ITEM 1.02 TERMINATION OF A MATERIAL DEFINITIVE AGREEMENT

            The new credit facility replaces a $100,000,000 Credit Agreement
dated as of October 31, 2003, among the registrant, KeyBank National Association
as Agent, and various financial institutions, which agreement was filed as
Exhibit 4(e) to the registrant's Form 10-Q for the quarter ended December 31,
2003, SEC File No. 1-2299.

ITEM 2.03 CREATION OF A DIRECT FINANCIAL OBLIGATION OR AN OBLIGATION UNDER AN 
          OFF-BALANCE SHEET ARRANGEMENT

            On June 3, 2005, the registrant entered into a $100,000,000 Credit
Agreement with KeyBank National Association as Agent, and various financial
institutions. The new agreement is attached as Exhibit 4 to this Form.

            The new credit facility replaces a $100,000,000 Credit Agreement
dated as of October 31, 2003, among the registrant, KeyBank National Association
as Agent, and various financial institutions, which agreement was filed as
Exhibit 4(e) to the registrant's Form 10-Q for the quarter ended December 31,
2003, SEC File No. 1-2299.

ITEM 9.01. FINANCIAL STATEMENTS AND EXHIBITS.

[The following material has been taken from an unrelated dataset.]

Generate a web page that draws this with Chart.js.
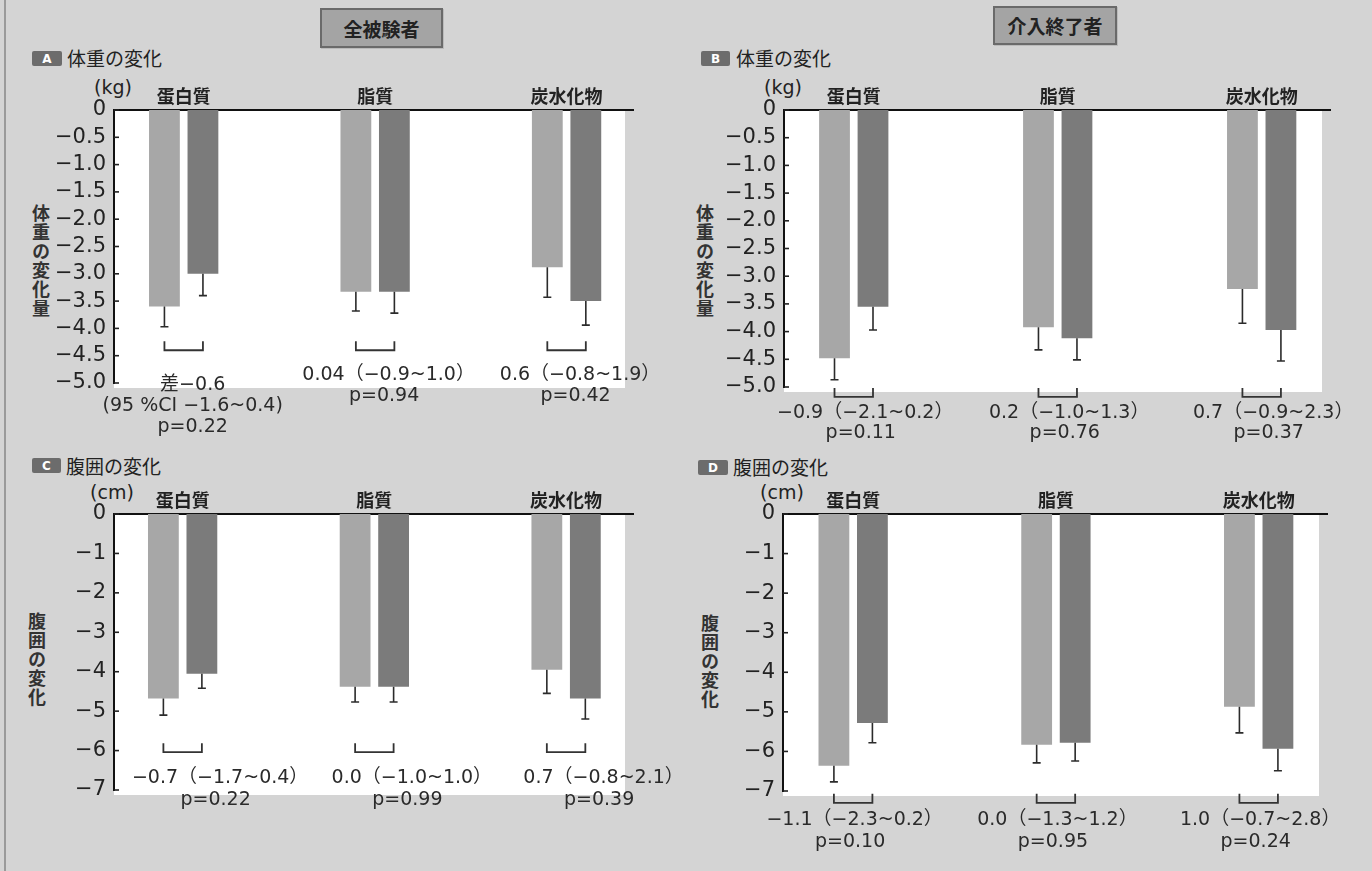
<!DOCTYPE html>
<html lang="ja">
<head>
<meta charset="utf-8">
<script src="https://cdn.jsdelivr.net/npm/chart.js@4/dist/chart.umd.min.js"></script>
<style>
  html, body { margin:0; padding:0; }
  body { width:1372px; height:871px; overflow:hidden; position:relative; background:#d4d4d4;
         font-family:"DejaVu Sans","Noto Sans CJK JP",sans-serif; color:#222; }
  canvas { position:absolute; left:0; top:0; }
  .edge { position:absolute; left:4px; top:0; width:2px; height:871px; background:#9a9a9a; }
  .hdr { position:absolute; box-sizing:border-box; background:#a4a4a4; border:2px solid #6a6a6a;
         font-family:"Noto Sans CJK JP",sans-serif; font-weight:bold; font-size:19px; color:#222;
         display:flex; align-items:center; justify-content:center; box-shadow:1px 1px 0 #bbb; }
  .badge { position:absolute; box-sizing:border-box; background:#6c6c6c; color:#fff; border-radius:2px;
           font-family:"DejaVu Sans",sans-serif; font-weight:bold; font-size:12px;
           display:flex; align-items:center; justify-content:center; }
  .ptitle { position:absolute; font-family:"Noto Sans CJK JP",sans-serif; font-size:19px; color:#222;
            line-height:20px; white-space:nowrap; }
  .unit { position:absolute; font-family:"DejaVu Sans",sans-serif; font-size:19px; color:#222;
          line-height:22px; white-space:nowrap; transform:translateX(-50%); }
  .vtitle { position:absolute; writing-mode:vertical-rl; text-orientation:upright;
            font-family:"Noto Sans CJK JP",sans-serif; font-weight:bold; font-size:18px; color:#333;
            line-height:20px; letter-spacing:1px; transform:translateX(-50%); }
</style>
</head>
<body>
<div class="edge"></div>

<div class="hdr" style="left:320px;top:8px;width:123px;height:40px;">全被験者</div>
<div class="hdr" style="left:993px;top:6px;width:124px;height:39px;">介入終了者</div>

<div class="badge" style="left:32px;top:51px;width:30px;height:15px;">A</div>
<div class="ptitle" style="left:67px;top:48px;">体重の変化</div>
<div class="badge" style="left:701px;top:51px;width:29px;height:15px;">B</div>
<div class="ptitle" style="left:736px;top:48px;">体重の変化</div>
<div class="badge" style="left:32px;top:458px;width:29px;height:15px;">C</div>
<div class="ptitle" style="left:66px;top:456px;">腹囲の変化</div>
<div class="badge" style="left:698px;top:460px;width:30px;height:15px;">D</div>
<div class="ptitle" style="left:733px;top:457px;">腹囲の変化</div>

<div class="unit" style="left:113px;top:76px;">(kg)</div>
<div class="unit" style="left:783px;top:76px;">(kg)</div>
<div class="unit" style="left:112px;top:481px;">(cm)</div>
<div class="unit" style="left:782px;top:481px;">(cm)</div>

<div class="vtitle" style="left:41px;top:204px;">体重の変化量</div>
<div class="vtitle" style="left:705px;top:204px;">体重の変化量</div>
<div class="vtitle" style="left:37px;top:612px;">腹囲の変化</div>
<div class="vtitle" style="left:710px;top:614px;">腹囲の変化</div>

<canvas id="cA" width="1372" height="871"></canvas>
<canvas id="cB" width="1372" height="871"></canvas>
<canvas id="cC" width="1372" height="871"></canvas>
<canvas id="cD" width="1372" height="871"></canvas>

<script>
// ---------- categories & ticks ----------
const categories = ['蛋白質', '脂質', '炭水化物'];
const kgTicks = [0, -0.5, -1.0, -1.5, -2.0, -2.5, -3.0, -3.5, -4.0, -4.5, -5.0];
const kgTickLabels = ['0', '−0.5', '−1.0', '−1.5', '−2.0', '−2.5', '−3.0', '−3.5', '−4.0', '−4.5', '−5.0'];
const cmTicks = [0, -1, -2, -3, -4, -5, -6, -7];
const cmTickLabels = ['0', '−1', '−2', '−3', '−4', '−5', '−6', '−7'];

// ---------- A: 全被験者 体重の変化 (kg) ----------
const weightAllLight    = [-3.60, -3.33, -2.88];
const weightAllDark     = [-3.00, -3.33, -3.50];
const weightAllLightErr = [-3.97, -3.68, -3.43];
const weightAllDarkErr  = [-3.40, -3.72, -3.94];
const weightAllTexts = [
  ['差−0.6', '(95 %CI −1.6~0.4)', 'p=0.22'],
  ['0.04（−0.9~1.0）', 'p=0.94'],
  ['0.6（−0.8~1.9）', 'p=0.42']
];

// ---------- B: 介入終了者 体重の変化 (kg) ----------
const weightCompLight    = [-4.48, -3.92, -3.23];
const weightCompDark     = [-3.55, -4.12, -3.97];
const weightCompLightErr = [-4.87, -4.33, -3.85];
const weightCompDarkErr  = [-3.97, -4.51, -4.53];
const weightCompTexts = [
  ['−0.9（−2.1~0.2）', 'p=0.11'],
  ['0.2（−1.0~1.3）', 'p=0.76'],
  ['0.7（−0.9~2.3）', 'p=0.37']
];

// ---------- C: 全被験者 腹囲の変化 (cm) ----------
const waistAllLight    = [-4.68, -4.38, -3.95];
const waistAllDark     = [-4.05, -4.38, -4.68];
const waistAllLightErr = [-5.10, -4.77, -4.55];
const waistAllDarkErr  = [-4.42, -4.77, -5.20];
const waistAllTexts = [
  ['−0.7（−1.7~0.4）', 'p=0.22'],
  ['0.0（−1.0~1.0）', 'p=0.99'],
  ['0.7（−0.8~2.1）', 'p=0.39']
];

// ---------- D: 介入終了者 腹囲の変化 (cm) ----------
const waistCompLight    = [-6.36, -5.83, -4.87];
const waistCompDark     = [-5.28, -5.78, -5.93];
const waistCompLightErr = [-6.77, -6.29, -5.53];
const waistCompDarkErr  = [-5.78, -6.24, -6.49];
const waistCompTexts = [
  ['−1.1（−2.3~0.2）', 'p=0.10'],
  ['0.0（−1.3~1.2）', 'p=0.95'],
  ['1.0（−0.7~2.8）', 'p=0.24']
];

// ---------- layout (positions / styles only) ----------
const LIGHT = '#a7a7a7';
const DARK = '#7b7b7b';
const W = 1372, H = 871, Y_AXIS_W = 80, X_AXIS_H = 40;

const panels = [
  { canvas:'cA', light:weightAllLight, dark:weightAllDark, lightErr:weightAllLightErr, darkErr:weightAllDarkErr,
    texts:weightAllTexts, ticks:kgTicks, tickLabels:kgTickLabels,
    area:{left:114, right:633, top:110, bottom:383}, xMin:-0.364, xMax:2.347, unit:191.4,
    bracket:-4.40, textDx:9, textDy:[35,25,25], lineH:21 },
  { canvas:'cB', light:weightCompLight, dark:weightCompDark, lightErr:weightCompLightErr, darkErr:weightCompDarkErr,
    texts:weightCompTexts, ticks:kgTicks, tickLabels:kgTickLabels,
    area:{left:784, right:1330, top:110, bottom:387}, xMin:-0.342, xMax:2.335, unit:204,
    bracket:-5.18, textDx:7, textDy:[16,16,16], lineH:20 },
  { canvas:'cC', light:waistAllLight, dark:waistAllDark, lightErr:waistAllLightErr, darkErr:waistAllDarkErr,
    texts:waistAllTexts, ticks:cmTicks, tickLabels:cmTickLabels,
    area:{left:114, right:633, top:514, bottom:790}, xMin:-0.358, xMax:2.349, unit:191.75,
    bracket:-6.04, textDx:33, textDy:[26,26,26], lineH:22 },
  { canvas:'cD', light:waistCompLight, dark:waistCompDark, lightErr:waistCompLightErr, darkErr:waistCompDarkErr,
    texts:waistCompTexts, ticks:cmTicks, tickLabels:cmTickLabels,
    area:{left:783, right:1327, top:514, bottom:791}, xMin:-0.346, xMax:2.337, unit:202.75,
    bracket:-7.30, textDx:-3, textDy:[17,17,17], lineH:22 }
];

const panelPlugin = {
  id: 'panelDeco',
  beforeDraw(chart, args, o) {
    const { ctx, chartArea: a } = chart;
    ctx.save();
    ctx.fillStyle = '#ffffff';
    ctx.fillRect(a.left, a.top, a.right - a.left - 8, a.bottom - a.top + 5);
    ctx.restore();
  },
  afterDatasetsDraw(chart, args, o) {
    const { ctx, chartArea: a } = chart;
    const y = chart.scales.y;
    const metas = [chart.getDatasetMeta(0), chart.getDatasetMeta(1)];
    const errs = [o.lightErr, o.darkErr];
    ctx.save();
    ctx.strokeStyle = '#2b2b2b';
    ctx.lineWidth = 1.6;
    // error bars
    metas.forEach((m, d) => {
      m.data.forEach((bar, i) => {
        const ye = y.getPixelForValue(errs[d][i]);
        ctx.beginPath();
        ctx.moveTo(bar.x, bar.y);
        ctx.lineTo(bar.x, ye);
        ctx.moveTo(bar.x - 4, ye);
        ctx.lineTo(bar.x + 4, ye);
        ctx.stroke();
      });
    });
    // inward y ticks
    ctx.lineWidth = 1.6;
    ctx.strokeStyle = '#222';
    y.ticks.forEach((t, i) => {
      const py = y.getPixelForTick(i);
      ctx.beginPath();
      ctx.moveTo(a.left, py);
      ctx.lineTo(a.left + 5, py);
      ctx.stroke();
    });
    // brackets and difference texts
    const by = y.getPixelForValue(o.bracket);
    ctx.lineWidth = 1.8;
    ctx.strokeStyle = '#333';
    ctx.fillStyle = '#2a2a2a';
    ctx.font = '19px "DejaVu Sans", "Noto Sans CJK JP", sans-serif';
    ctx.textAlign = 'center';
    ctx.textBaseline = 'middle';
    metas[0].data.forEach((bar, i) => {
      const x0 = bar.x, x1 = metas[1].data[i].x;
      ctx.beginPath();
      ctx.moveTo(x0, by - 9);
      ctx.lineTo(x0, by);
      ctx.lineTo(x1, by);
      ctx.lineTo(x1, by - 9);
      ctx.stroke();
      const cx = (x0 + x1) / 2 + o.textDx;
      o.texts[i].forEach((line, k) => {
        const shift = line.endsWith('）') ? 4.5 : 0;
        ctx.fillText(line, cx + shift, by + o.textDy[i] + k * o.lineH);
      });
    });
    ctx.restore();
  }
};

panels.forEach(p => {
  const catPct = 77 / p.unit;
  new Chart(document.getElementById(p.canvas), {
    type: 'bar',
    data: {
      datasets: [
        { data: p.light.map((v, i) => ({ x: i, y: v })), backgroundColor: LIGHT, borderWidth: 0,
          categoryPercentage: catPct, barPercentage: 0.8 },
        { data: p.dark.map((v, i) => ({ x: i, y: v })), backgroundColor: DARK, borderWidth: 0,
          categoryPercentage: catPct, barPercentage: 0.8 }
      ]
    },
    options: {
      responsive: false,
      animation: false,
      devicePixelRatio: 1,
      layout: { padding: { left: p.area.left - Y_AXIS_W, top: p.area.top - X_AXIS_H,
                           right: W - p.area.right, bottom: H - p.area.bottom } },
      plugins: {
        legend: { display: false },
        tooltip: { enabled: false },
        panelDeco: { lightErr: p.lightErr, darkErr: p.darkErr, texts: p.texts, bracket: p.bracket,
                     textDx: p.textDx, textDy: p.textDy, lineH: p.lineH }
      },
      scales: {
        x: {
          type: 'linear', position: 'top', min: p.xMin, max: p.xMax, offset: false,
          afterFit(s) { s.height = X_AXIS_H; },
          afterBuildTicks(s) { s.ticks = categories.map((c, i) => ({ value: i })); },
          ticks: { callback: v => categories[v], padding: 3, color: '#222', maxRotation: 0, autoSkip: false,
                   font: { family: '"Noto Sans CJK JP", sans-serif', size: 18, weight: 'bold' } },
          grid: { display: false, drawTicks: false },
          border: { display: true, color: '#111', width: 2 }
        },
        y: {
          type: 'linear', position: 'left', min: p.ticks[p.ticks.length - 1], max: 0,
          afterFit(s) { s.width = Y_AXIS_W; },
          afterBuildTicks(s) { s.ticks = p.ticks.map(v => ({ value: v })); },
          ticks: { callback: (v, i) => p.tickLabels[i], padding: 8, color: '#222', autoSkip: false,
                   font: { family: '"DejaVu Sans", sans-serif', size: 21 } },
          grid: { display: false, drawTicks: false },
          border: { display: true, color: '#111', width: 2 }
        }
      }
    },
    plugins: [panelPlugin]
  });
});
</script>
</body>
</html>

      (c)   Exhibit 4.  $100,000,000 Credit Agreement dated as of June 3, 2005,
                        among Applied Industrial Technologies, Inc., KeyBank
                        National Association as Agent, and various financial
                        institutions.



                                    SIGNATURE

      Pursuant to the requirements of the Securities Exchange Act of 1934, the
Registrant has duly caused this Report to be signed on its behalf by the
undersigned, thereunto duly authorized.

                                           APPLIED INDUSTRIAL TECHNOLOGIES, INC.
                                           (Registrant)

                                           By: /s/ Fred D. Bauer
                                              ----------------------------------
                                               Fred D. Bauer
                                               Vice President-General Counsel
                                                       & Secretary

Date: June 9, 2005



                                  EXHIBIT INDEX



Exhibit No.    Description
-----------    -----------
            
     4         $100,000,000 Credit Agreement dated as of June 3, 2005, among
               Applied Industrial Technologies, Inc., KeyBank National
               Association as Agent, and various financial institutions.